Stephen Schwarzman, Blackstone Group: Lessons in the Pursuit of Excellence (Part II)

Stephen Schwarzman, Blackstone Group: Lessons in the Pursuit of Excellence (Part II)

He reflects a variation of the theme of “go big, or go home. Schwarzman states, “If you’re going to commit yourself to something, it’s as easy to do something big as it is to do something small. Both will consume your time and energy, so make sure your fantasy is worthy of your pursuit, with rewards commensurate to your effort.” [25]

What is his view on negotiations? “A lot of people fail because they start from a position of self-interest. What’s in this for me? They will never get to do the most interesting and rewarding work. Listening closely and watching the way people talk puts me much closer to answering the question I’m always asking myself, which is: How can I help? If I can help someone and become a friend to their situation, everything else follows.” [77] Further, “And the best way to get what you want is to figure out what’s on the mind of the person who can give it to you.” [182]

Schwarzman doesn’t shy away from discussing mistakes and failure. He waxes philosophical: “My early mistakes on Wall Street….had taught me the importance of rigor, eliminating risk, and asking for help.” [87] Failures are opportunities to learn. “Failures are often the best teachers in any organization. You must not bury your failures but talk about them openly and analyze what went wrong so you can learn new rules for decision making. Failures can be enormous gifts, catalysts that change the course of any organization and make it successful in the future.” [149-150] “The final change we made to depersonalize and derisk our investment process was to encourage a greater sense of collective responsibility.” [153]

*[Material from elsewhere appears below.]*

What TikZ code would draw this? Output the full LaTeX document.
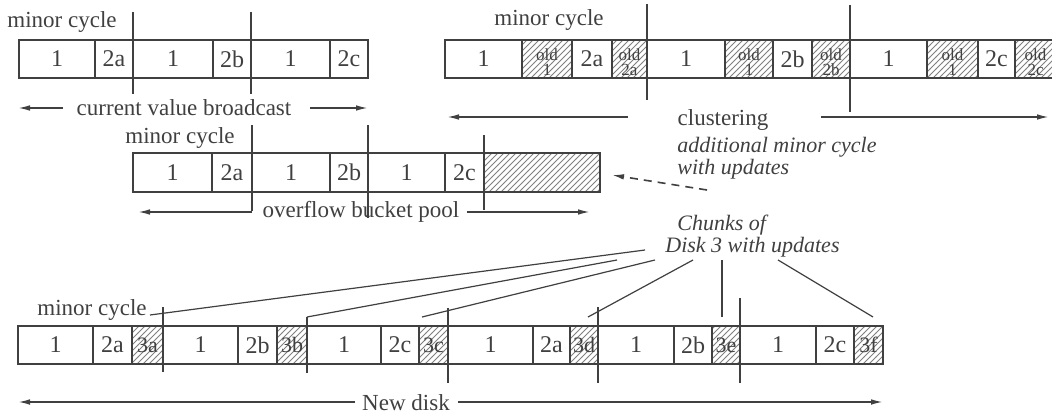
\documentclass[tikz,border=0pt]{standalone}
\usepackage{fontspec}
\setmainfont{Liberation Serif}
\usetikzlibrary{patterns,arrows.meta}
\definecolor{ink}{gray}{0.25}
\definecolor{hatchc}{gray}{0.5}
\tikzset{
 cellline/.style={draw=ink, line width=0.8pt},
 hatched/.style={pattern=north east lines, pattern color=hatchc},
 numtext/.style={text=ink, font=\fontsize{12}{12}\selectfont, inner sep=0pt},
 oldtext/.style={text=ink, font=\fontsize{8.5}{7.8}\selectfont, align=center, inner sep=0pt, yshift=-1.5pt},
 chunktext/.style={text=ink, font=\fontsize{11}{11}\selectfont, inner sep=0pt},
 lbl/.style={text=ink, font=\fontsize{11.5}{13}\selectfont, inner sep=0pt},
 ilabel/.style={text=ink, font=\itshape\fontsize{11}{9.6}\selectfont, align=left, inner sep=0pt, anchor=west},
 divider/.style={draw=ink, line width=0.7pt},
 spanarrow/.style={draw=ink, line width=0.8pt, -{Latex[length=6pt,width=2.8pt]}},
 dasharrow/.style={draw=ink, line width=0.8pt, dash pattern=on 4pt off 3pt, -{Latex[length=6pt,width=2.8pt]}},
 leader/.style={draw=ink, line width=0.6pt},
}
% #1 name, #2 x1, #3 x2, #4 y1, #5 y2, #6 rectangle style, #7 text style, #8 text
\newcommand{\cellbox}[8]{%
  \path[cellline,#6] (#2,#4) rectangle (#3,#5);
  \node[#7] (#1) at ({(#2+#3)/2},{(#4+#5)/2}) {#8};}
\begin{document}
\begin{tikzpicture}[x=0.5pt,y=-0.5pt]
\useasboundingbox (0,0) rectangle (1052,417);
\fill[white] (0,0) rectangle (1052,417);

% ---------- Row A: current value broadcast ----------
\node[lbl] (mcA) at (62,22) {minor cycle};
\cellbox{a1}{19}{95}{40}{78}{}{numtext}{1}
\cellbox{a2}{95}{133}{40}{78}{}{numtext}{2a}
\cellbox{a3}{133}{213}{40}{78}{}{numtext}{1}
\cellbox{a4}{213}{251}{40}{78}{}{numtext}{2b}
\cellbox{a5}{251}{330}{40}{78}{}{numtext}{1}
\cellbox{a6}{330}{368}{40}{78}{}{numtext}{2c}
\coordinate (dA1t) at (133,12); \coordinate (dA1b) at (133,94);
\coordinate (dA2t) at (251,12); \coordinate (dA2b) at (251,94);
\draw[divider] (dA1t) -- (dA1b);
\draw[divider] (dA2t) -- (dA2b);
\node[lbl] (cvb) at (184,108) {current value broadcast};
\coordinate (cvbA) at (63,108); \coordinate (cvbL) at (18,108);
\coordinate (cvbB) at (310,108); \coordinate (cvbR) at (368,108);
\draw[spanarrow] (cvbA) -- (cvbL);
\draw[spanarrow] (cvbB) -- (cvbR);

% ---------- Row B: clustering ----------
\node[lbl] (mcB) at (549,20) {minor cycle};
\cellbox{b1}{445}{522}{40}{78}{}{numtext}{1}
\cellbox{b2}{522}{572}{40}{78}{hatched}{oldtext}{old\\1}
\cellbox{b3}{572}{612}{40}{78}{}{numtext}{2a}
\cellbox{b4}{612}{647}{40}{78}{hatched}{oldtext}{old\\2a}
\cellbox{b5}{647}{725}{40}{78}{}{numtext}{1}
\cellbox{b6}{725}{773}{40}{78}{hatched}{oldtext}{old\\1}
\cellbox{b7}{773}{812}{40}{78}{}{numtext}{2b}
\cellbox{b8}{812}{850}{40}{78}{hatched}{oldtext}{old\\2b}
\cellbox{b9}{850}{927}{40}{78}{}{numtext}{1}
\cellbox{b10}{927}{978}{40}{78}{hatched}{oldtext}{old\\1}
\cellbox{b11}{978}{1015}{40}{78}{}{numtext}{2c}
\cellbox{b12}{1015}{1056}{40}{78}{hatched}{oldtext}{old\\2c}
\coordinate (dB1t) at (647,4); \coordinate (dB1b) at (647,100);
\coordinate (dB2t) at (850,5); \coordinate (dB2b) at (850,112);
\draw[divider] (dB1t) -- (dB1b);
\draw[divider] (dB2t) -- (dB2b);
\node[lbl] (clu) at (723,120) {clustering};
\coordinate (cluA) at (628,117); \coordinate (cluL) at (447,117);
\coordinate (cluB) at (821,117); \coordinate (cluR) at (1049,117);
\draw[spanarrow] (cluA) -- (cluL);
\draw[spanarrow] (cluB) -- (cluR);

% ---------- Row C: overflow bucket pool ----------
\node[lbl] (mcC) at (180,138) {minor cycle};
\cellbox{c1}{133}{212}{153}{192}{}{numtext}{1}
\cellbox{c2}{212}{252}{153}{192}{}{numtext}{2a}
\cellbox{c3}{252}{330}{153}{192}{}{numtext}{1}
\cellbox{c4}{330}{368}{153}{192}{}{numtext}{2b}
\cellbox{c5}{368}{445}{153}{192}{}{numtext}{1}
\cellbox{c6}{445}{484}{153}{192}{}{numtext}{2c}
\cellbox{c7}{484}{600}{153}{192}{hatched}{numtext}{}
\coordinate (dC1t) at (252,125); \coordinate (dC1b) at (252,211);
\coordinate (dC2t) at (368,125); \coordinate (dC2b) at (368,218);
\coordinate (dC3t) at (484,135); \coordinate (dC3b) at (484,210);
\draw[divider] (dC1t) -- (dC1b);
\draw[divider] (dC2t) -- (dC2b);
\draw[divider] (dC3t) -- (dC3b);
\node[lbl] (obp) at (361,212) {overflow bucket pool};
\coordinate (obpA) at (252,212); \coordinate (obpL) at (138,212);
\coordinate (obpB) at (467,212); \coordinate (obpR) at (590,212);
\draw[spanarrow] (obpA) -- (obpL);
\draw[spanarrow] (obpB) -- (obpR);

% additional minor cycle label
\node[ilabel] (amc) at (677,158) {additional minor cycle\\with updates};
\coordinate (amcS) at (707,190); \coordinate (amcT) at (612,175);
\draw[dasharrow] (amcS) -- (amcT);

% ---------- Row D: new disk ----------
\node[lbl] (mcD) at (92,310) {minor cycle};
\cellbox{d1}{18}{93}{326}{364}{}{numtext}{1}
\cellbox{d2}{93}{132}{326}{364}{}{numtext}{2a}
\cellbox{d3}{132}{163}{326}{364}{hatched}{chunktext}{3a}
\cellbox{d4}{163}{238}{326}{364}{}{numtext}{1}
\cellbox{d5}{238}{277}{326}{364}{}{numtext}{2b}
\cellbox{d6}{277}{307}{326}{364}{hatched}{chunktext}{3b}
\cellbox{d7}{307}{381}{326}{364}{}{numtext}{1}
\cellbox{d8}{381}{419}{326}{364}{}{numtext}{2c}
\cellbox{d9}{419}{448}{326}{364}{hatched}{chunktext}{3c}
\cellbox{d10}{448}{533}{326}{364}{}{numtext}{1}
\cellbox{d11}{533}{570}{326}{364}{}{numtext}{2a}
\cellbox{d12}{570}{598}{326}{364}{hatched}{chunktext}{3d}
\cellbox{d13}{598}{674}{326}{364}{}{numtext}{1}
\cellbox{d14}{674}{712}{326}{364}{}{numtext}{2b}
\cellbox{d15}{712}{740}{326}{364}{hatched}{chunktext}{3e}
\cellbox{d16}{740}{816}{326}{364}{}{numtext}{1}
\cellbox{d17}{816}{854}{326}{364}{}{numtext}{2c}
\cellbox{d18}{854}{883}{326}{364}{hatched}{chunktext}{3f}
\coordinate (dD1t) at (163,307); \coordinate (dD1b) at (163,372);
\coordinate (dD2t) at (307,317); \coordinate (dD2b) at (307,373);
\coordinate (dD3t) at (448,308); \coordinate (dD3b) at (448,383);
\coordinate (dD4t) at (598,307); \coordinate (dD4b) at (598,383);
\coordinate (dD5t) at (740,298); \coordinate (dD5b) at (740,383);
\draw[divider] (dD1t) -- (dD1b);
\draw[divider] (dD2t) -- (dD2b);
\draw[divider] (dD3t) -- (dD3b);
\draw[divider] (dD4t) -- (dD4b);
\draw[divider] (dD5t) -- (dD5b);
\node[lbl] (nd) at (406,403) {New disk};
\coordinate (ndA) at (355,402); \coordinate (ndL) at (18,402);
\coordinate (ndB) at (458,402); \coordinate (ndR) at (883,402);
\draw[spanarrow] (ndA) -- (ndL);
\draw[spanarrow] (ndB) -- (ndR);

% Chunks label and leaders
\node[ilabel] (chk) at (665,236) {\hspace*{6pt}Chunks of\\Disk 3 with updates};
\coordinate (l1s) at (645,250); \coordinate (l1e) at (150,315);
\coordinate (l2s) at (617,260); \coordinate (l2e) at (307,317);
\coordinate (l3s) at (655,260); \coordinate (l3e) at (422,317);
\coordinate (l4s) at (693,260); \coordinate (l4e) at (588,317);
\coordinate (l5s) at (722,260); \coordinate (l5e) at (722,317);
\coordinate (l6s) at (778,260); \coordinate (l6e) at (873,317);
\draw[leader] (l1s) -- (l1e);
\draw[leader] (l2s) -- (l2e);
\draw[leader] (l3s) -- (l3e);
\draw[leader] (l4s) -- (l4e);
\draw[leader] (l5s) -- (l5e);
\draw[leader] (l6s) -- (l6e);
\end{tikzpicture}
\end{document}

He discusses some specific cases where he wishes he could do a reset. He gives the example of a fellow who worked with him named Larry Fink. Larry wanted more, despite an agreement. “I believed that once you signed something, you stuck to it, but in retrospect, I should have put the contract aside and accommodated Larry’s request.” [172] “Selling that business was a heroic mistake, and I own it.” [172] “I stood my ground…Instead, I should have recognized that when a situation changes and a business is doing extremely well, somethings you have to make accommodations.” [173] Another example is regarding Mike Bloomberg, erstwhile mayor of New York. Mike Bloomberg was looking for a long-term investor. “It was a huge miss, which I never forgot. Our $100 million investment would have ultimately grown to over $8 billion.” [281]

Where to focus your energy? “If something’s easy, there will always be plenty of people willing to help solve it. But find a real mess, and there is no one around. If you can clean it up, you will find yourself in rare company. People with tough problems will seek you out and pay you handsomely to solve them.” [109]

Timing is important and seizing the moment. Schwarzman recounts that “I had come to understand that success is about taking advantage of those rare moments of opportunity that you can’t predict but come to you provided you’re alert and open to major changes.” [113] “A few times in every investor’s life, an immense opportunity appears.” [140] A valuable life lesson generally, no doubt.

If your business involves selling, persistence is the key. “You’ve got to sell your vision over and over again. Most people don’t like change, and you have to overwhelm them with your argument, and some charm. If you believe in what you’re selling and they say no, you have to presume that they don’t fully understand, so you give them another opportunity.” [113]

“To be successful you have to put yourself in situations and places where you have no right being in. You shake your head and learn from your own stupidity. But through sheer will, you wear the world down, and it gives you what you want.” [133]

What about risk-taking? Schwarzman also emphasizes that his #1 Rule is don’t lose money! “At Blackstone, the decision to invest is all about disciplined, dispassionate, and robust risk assessment.” [157]

The financial crisis of 2008-09 created challenges. He explains that in the midst of the financial crisis and the government and treasury, led by Hank Paulson, Head of Treasury, were trying to figure out what to do. They called on his help. Paulson later thanked him. “What an amazing thing, I thought. I have been helpful here.” [260] During the global financial crisis, the stock price fell from $31 at the time of the IPO to a low of $3.55 in Feb 2009. [263] They had prepared well, however, with $27 billion in “dry powder to invest” [263]

Blackstone avoided and benefited from the housing crisis. “Our real estate team saw an opportunity to consolidate and professionalize the sector.” [275] “Within a few months, we were buying $125 million worth of homes every week.” [276] [they ended up owning 50,000 homes]

He confirms some things we know about networking and connecting, but likely not practiced enough. “Life is long, and helping people when they need it often comes back to you in ways you least expect it. You never forget the friends who came to your aid in tough situations.” [265] The reality is that most people when they see a train wreck look the other way. When there is a contentious situation, they back off. When there is a price to friendship, few people pay it.